* [Problem statement]
Line by line, reproduce exactly the beginning of the listing below, ending with the line that contains "1, 1, 1, 1, 1]" and adding nothing.
## begin Provided data
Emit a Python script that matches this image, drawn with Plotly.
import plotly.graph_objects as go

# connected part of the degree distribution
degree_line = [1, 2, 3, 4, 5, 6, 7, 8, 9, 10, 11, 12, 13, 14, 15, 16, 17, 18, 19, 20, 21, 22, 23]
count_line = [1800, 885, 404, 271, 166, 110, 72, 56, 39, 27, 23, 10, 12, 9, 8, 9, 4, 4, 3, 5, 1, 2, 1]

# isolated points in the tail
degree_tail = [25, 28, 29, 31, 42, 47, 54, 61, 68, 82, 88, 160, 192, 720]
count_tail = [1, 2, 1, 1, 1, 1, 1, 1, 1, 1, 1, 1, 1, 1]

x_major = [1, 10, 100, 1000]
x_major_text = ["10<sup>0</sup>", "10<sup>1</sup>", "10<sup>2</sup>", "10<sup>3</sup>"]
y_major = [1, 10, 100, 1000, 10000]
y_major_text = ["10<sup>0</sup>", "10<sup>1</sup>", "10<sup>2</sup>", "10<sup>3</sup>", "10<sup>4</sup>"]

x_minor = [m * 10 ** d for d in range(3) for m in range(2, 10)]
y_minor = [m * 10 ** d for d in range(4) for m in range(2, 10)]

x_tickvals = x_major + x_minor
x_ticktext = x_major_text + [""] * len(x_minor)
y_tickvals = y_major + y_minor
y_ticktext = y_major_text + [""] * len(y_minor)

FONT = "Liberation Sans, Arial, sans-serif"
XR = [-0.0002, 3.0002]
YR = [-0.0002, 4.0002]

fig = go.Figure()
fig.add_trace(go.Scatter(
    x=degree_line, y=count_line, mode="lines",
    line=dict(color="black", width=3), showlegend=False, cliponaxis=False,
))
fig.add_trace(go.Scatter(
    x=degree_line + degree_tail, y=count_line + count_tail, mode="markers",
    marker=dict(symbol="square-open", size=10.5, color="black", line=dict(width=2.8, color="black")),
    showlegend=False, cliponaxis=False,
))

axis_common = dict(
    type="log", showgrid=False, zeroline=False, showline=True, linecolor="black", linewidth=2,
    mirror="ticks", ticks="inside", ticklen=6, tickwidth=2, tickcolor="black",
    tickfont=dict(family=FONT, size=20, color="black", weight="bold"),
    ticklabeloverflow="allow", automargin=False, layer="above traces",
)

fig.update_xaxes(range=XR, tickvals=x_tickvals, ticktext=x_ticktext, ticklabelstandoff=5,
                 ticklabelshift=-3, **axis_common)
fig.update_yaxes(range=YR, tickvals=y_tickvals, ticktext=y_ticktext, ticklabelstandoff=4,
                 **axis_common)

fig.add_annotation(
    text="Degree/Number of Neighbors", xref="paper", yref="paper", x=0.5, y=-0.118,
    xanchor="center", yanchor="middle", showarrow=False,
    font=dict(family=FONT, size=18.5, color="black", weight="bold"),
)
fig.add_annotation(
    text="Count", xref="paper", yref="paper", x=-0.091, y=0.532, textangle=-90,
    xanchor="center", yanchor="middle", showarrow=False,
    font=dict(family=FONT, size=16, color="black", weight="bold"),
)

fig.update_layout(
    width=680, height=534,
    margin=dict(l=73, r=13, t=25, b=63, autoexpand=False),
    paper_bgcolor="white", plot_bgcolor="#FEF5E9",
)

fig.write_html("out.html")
## end Provided data
* [Solution to this task]
Emit a Python script that matches this image, drawn with Plotly.
import plotly.graph_objects as go

# connected part of the degree distribution
degree_line = [1, 2, 3, 4, 5, 6, 7, 8, 9, 10, 11, 12, 13, 14, 15, 16, 17, 18, 19, 20, 21, 22, 23]
count_line = [1800, 885, 404, 271, 166, 110, 72, 56, 39, 27, 23, 10, 12, 9, 8, 9, 4, 4, 3, 5, 1, 2, 1]

# isolated points in the tail
degree_tail = [25, 28, 29, 31, 42, 47, 54, 61, 68, 82, 88, 160, 192, 720]
count_tail = [1, 2, 1, 1, 1, 1, 1, 1, 1, 1, 1, 1, 1, 1]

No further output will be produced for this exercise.